▶ [Dataset extract]
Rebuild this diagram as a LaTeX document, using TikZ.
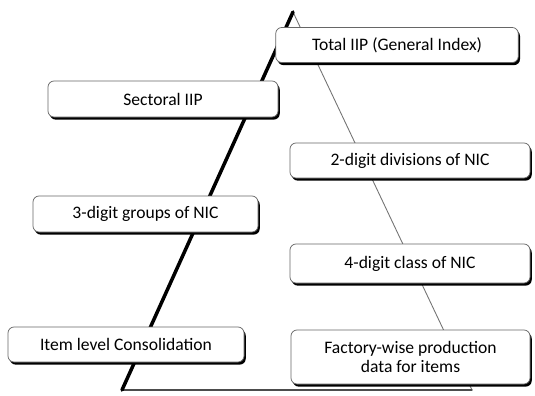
\documentclass[tikz,border=0pt]{standalone}
\usepackage{fontspec}
\setsansfont{Carlito}
\usepackage{tikz}
\usetikzlibrary{shadows, positioning}
\tikzset{level/.style = {
  % Rectangle:
  rectangle,
  draw=black!60, line width=0.4pt,
  rounded corners=1.2mm,
  fill=white,
  drop shadow={shadow xshift=1pt, shadow yshift=-1.5pt, fill=black, opacity=1},
  minimum height=0.7cm,
  % Text
  font=\sffamily\fontsize{10}{11}\selectfont,
  text centered, align=center
  }}
\tikzset{edge/.style = {
  line width=#1,
  line cap=round
  }}

\begin{document}
\begin{tikzpicture}
\useasboundingbox (0,0) rectangle (10.7,7.9);

% TRIANGLE
\coordinate (top) at (5.86,7.66);
\coordinate (left) at (2.44,0.1);
\coordinate (right) at (9.44,0.1);
\fill [white] (top) -- (left) -- (right) -- cycle;
\draw [edge=0.5pt, black!55] (top) -- (right);
\draw [edge=0.6pt, black!70] (left) -- (right);
\draw [edge=2pt, black] (top) -- (left);

% NODES
\node (total) [level, minimum width=4.85cm] at (7.94,7.0) {Total IIP (General Index)};
\node (sectoral) [level, minimum width=4.6cm, minimum height=0.72cm] at (3.26,5.92) {Sectoral IIP};
\node (twodigit) [level, minimum width=4.8cm] at (8.2,4.69) {2-digit divisions of NIC};
\node (threedigit) [level, minimum width=4.5cm, minimum height=0.72cm] at (2.91,3.62) {3-digit groups of NIC};
\node (fourdigit) [level, minimum width=4.8cm, minimum height=0.78cm] at (8.2,2.63) {4-digit class of NIC};
\node (item) [level, minimum width=4.72cm] at (2.52,1.01) {Item level Consolidation};
\node (factory) [level, minimum width=4.78cm, minimum height=1.08cm] at (8.21,0.76) {Factory-wise production\\data for items};
\end{tikzpicture}
\end{document}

▶ [Exercise aim]
All of the lines above should be printed exactly, minus the pictures.

▶ [Answer to the task]
Rebuild this diagram as a LaTeX document, using TikZ.
\documentclass[tikz,border=0pt]{standalone}
\usepackage{fontspec}
\setsansfont{Carlito}
\usepackage{tikz}
\usetikzlibrary{shadows, positioning}
\tikzset{level/.style = {
  % Rectangle:
  rectangle,
  draw=black!60, line width=0.4pt,
  rounded corners=1.2mm,
  fill=white,
  drop shadow={shadow xshift=1pt, shadow yshift=-1.5pt, fill=black, opacity=1},
  minimum height=0.7cm,
  % Text
  font=\sffamily\fontsize{10}{11}\selectfont,
  text centered, align=center
  }}
\tikzset{edge/.style = {
  line width=#1,
  line cap=round
  }}

\begin{document}
\begin{tikzpicture}
\useasboundingbox (0,0) rectangle (10.7,7.9);

% TRIANGLE
\coordinate (top) at (5.86,7.66);
\coordinate (left) at (2.44,0.1);
\coordinate (right) at (9.44,0.1);
\fill [white] (top) -- (left) -- (right) -- cycle;
\draw [edge=0.5pt, black!55] (top) -- (right);
\draw [edge=0.6pt, black!70] (left) -- (right);
\draw [edge=2pt, black] (top) -- (left);

% NODES
\node (total) [level, minimum width=4.85cm] at (7.94,7.0) {Total IIP (General Index)};
\node (sectoral) [level, minimum width=4.6cm, minimum height=0.72cm] at (3.26,5.92) {Sectoral IIP};
\node (twodigit) [level, minimum width=4.8cm] at (8.2,4.69) {2-digit divisions of NIC};
\node (threedigit) [level, minimum width=4.5cm, minimum height=0.72cm] at (2.91,3.62) {3-digit groups of NIC};
\node (fourdigit) [level, minimum width=4.8cm, minimum height=0.78cm] at (8.2,2.63) {4-digit class of NIC};
\node (item) [level, minimum width=4.72cm] at (2.52,1.01) {Item level Consolidation};
\node (factory) [level, minimum width=4.78cm, minimum height=1.08cm] at (8.21,0.76) {Factory-wise production\\data for items};
\end{tikzpicture}
\end{document}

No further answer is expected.